I seem to recall a provision in my insurance that I can't accept deliveries for my business to my residence. I'm not sure if that's in my liability insurance or my homeowner's but it's sending up a red flag for me.
I'm thinking of combining the Farmer/grower and Personal Chef roles into one and have that be my niche. For the past 7 years I have supplied exquisite greenhouse grown specialty greens (herbs, mesclun mix, arugula, oriental greens) to upscale restaurants and wholesalers. When I go ahead with my Personal Chef plans I hope to incorporate my locally grown greens into my menu offerings.

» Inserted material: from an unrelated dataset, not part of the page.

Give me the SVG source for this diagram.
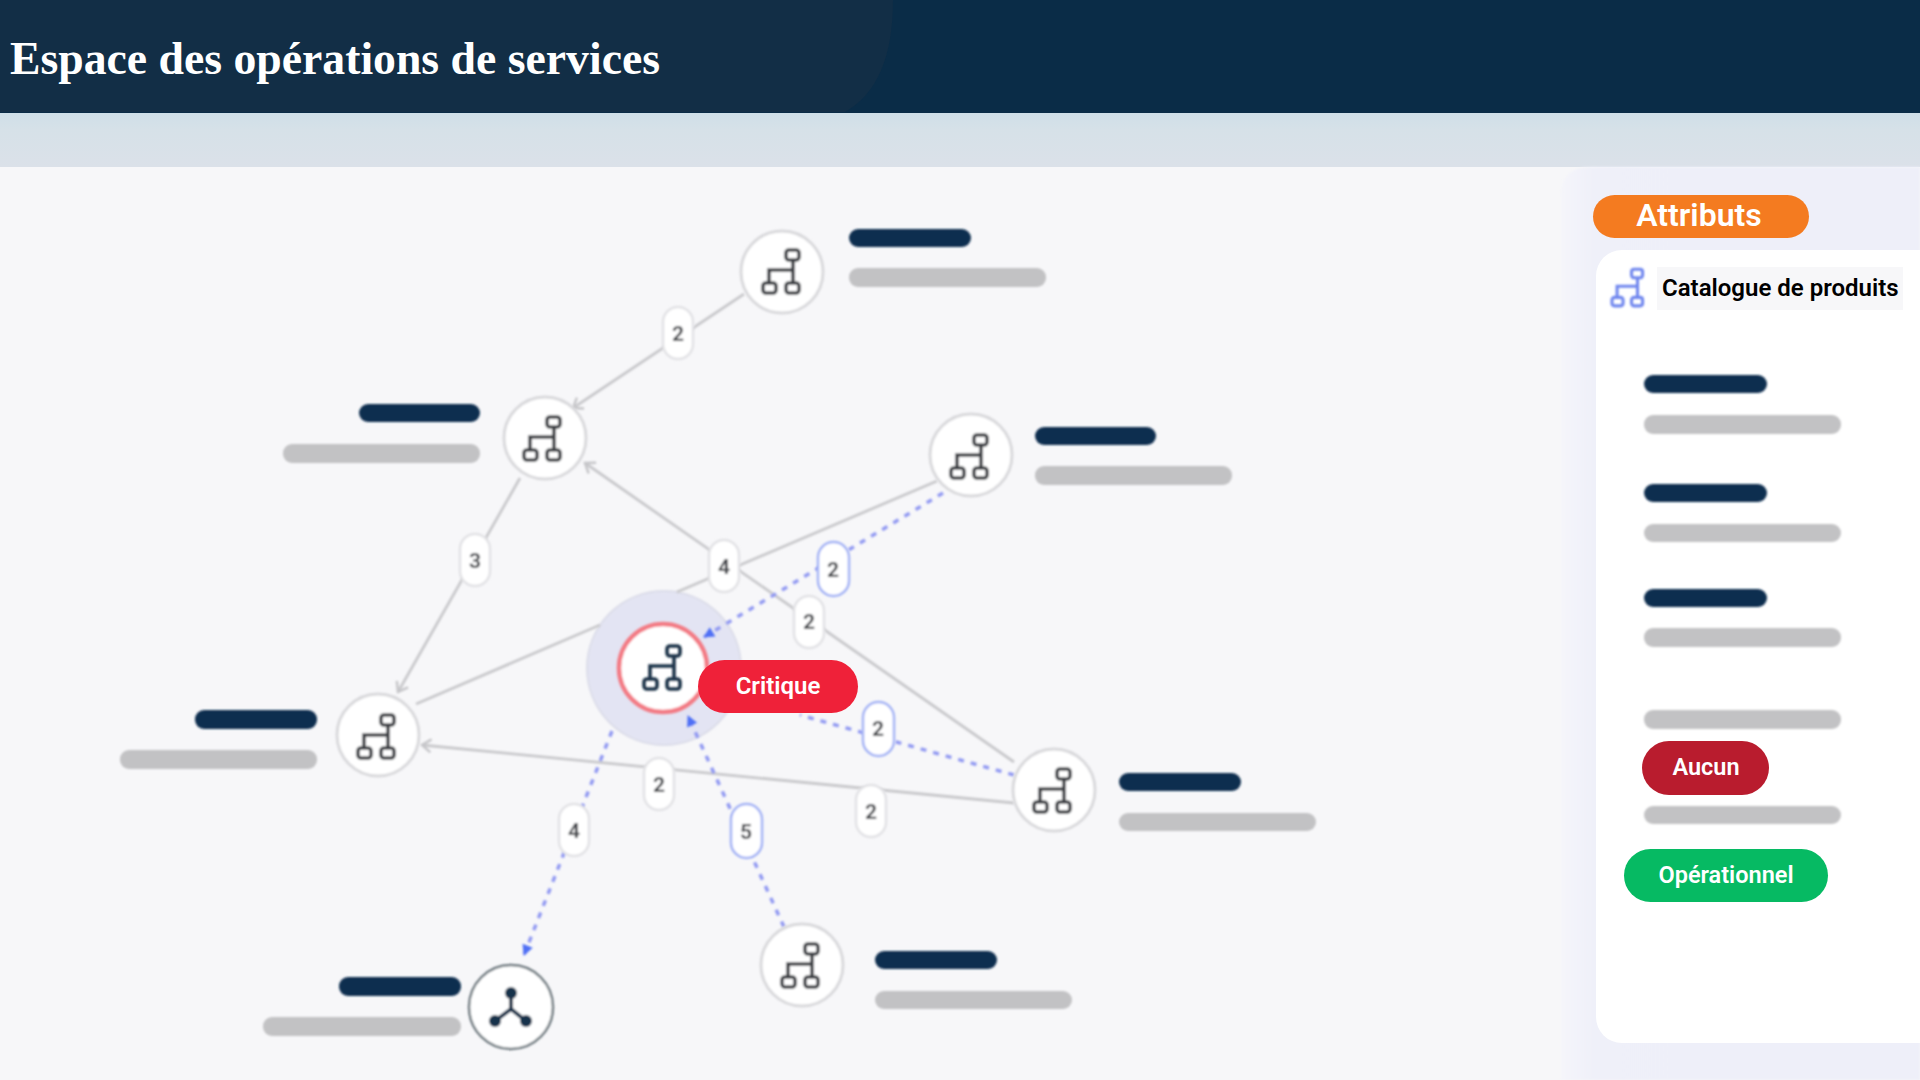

We actually had a member some years back who was in partnership with a large organic grower in Massachusetts. He and the grower actually planned the crops that would be grown and harvested and the chef developed his menus to feature that organic produce. His clients loved it! Candy
Candy, Now you're making me REALLY want to hurry my plans along. First I need to find a grower that I can farm out my wholesale customer with the 100# a week basil habit...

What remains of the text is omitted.